The Catechism tells us that “it was by the apostolic Tradition that the Church discerned which writings are to be included in the list of the sacred books” (ccc 120). This complete list is called the canon of Sacred Scripture.

 

The 46 books in the Old Testament include: Genesis, Exodus, Leviticus, Numbers, Deuteronomy, Joshua, Judges, Ruth, 1 and 2 Samuel, 1 and 2 Kings, 1 and 2 Chronicles, Ezra and Nehemiah, Tobit, Judith, Esther, 1 and 2 Maccabees, Job, Psalms, Proverbs, Ecclesiastes, the Song of Songs, the Wisdom of Solomon, Sirach (Ecclesiasticus), Isaiah, Jeremiah, Lamentations, Baruch, Ezekiel, Daniel, Hosea, Joel, Amos, Obadiah, Jonah, Micah, Nahum, Habakkuk, Zephaniah, Haggai, Zachariah and Malachi. (ccc 120).

 

The Catechism insists that “the Old Covenant has never been revoked” (ccc 121) and “even though [the Old Testament] contains matters imperfect and provisional” (ccc 122), “the mystery of our salvation is present there in a hidden way” (ccc 122).

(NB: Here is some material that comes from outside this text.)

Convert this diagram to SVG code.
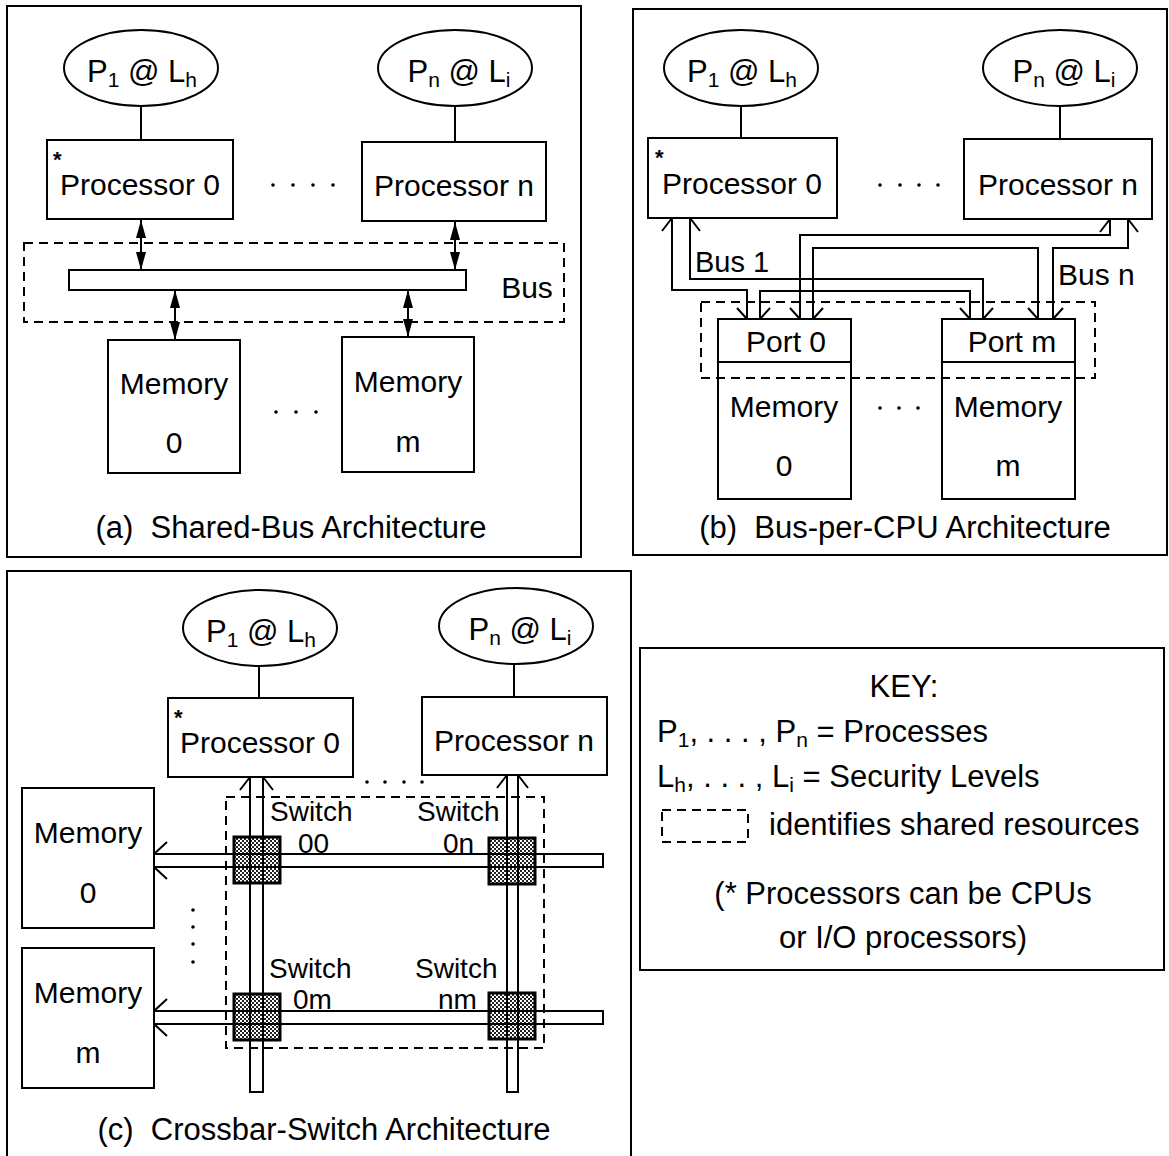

As such, “Christians venerate the Old Testament as the true Word of God” (ccc123).

 

In terms of the New Testament, “the central object is Jesus Christ, God’s incarnate Son: his acts, teachings, Passion and glorification, and his Church’s beginnings under the Spirit’s guidance” (ccc 124). The 27 books of the New Testament include: “the Gospels according to Matthew, Mark, Luke and John, the Acts of the Apostles, the Letters of St. Paul to the Romans, 1 and 2 Corinthians, Galatians, Ephesians, Philippians, Colossians, 1 and 2 Thessalonians, 1 and 2 Timothy, Titus, Philemon, the Letter to the Hebrews, the Letters of James, 1 and 2 Peter, 1, 2 and 3 John, and Jude, and Revelation (the Apocalypse)” (ccc 120).

 

The Catechism concurs with an observation once made by Saint Augustine: “The New Testament lies hidden in the Old and the Old Testament is unveiled in the New” (ccc¬† 129). It explains further that “the Old Testament retains its own intrinsic value as Revelation reaffirmed by our Lord himself” (ccc 129).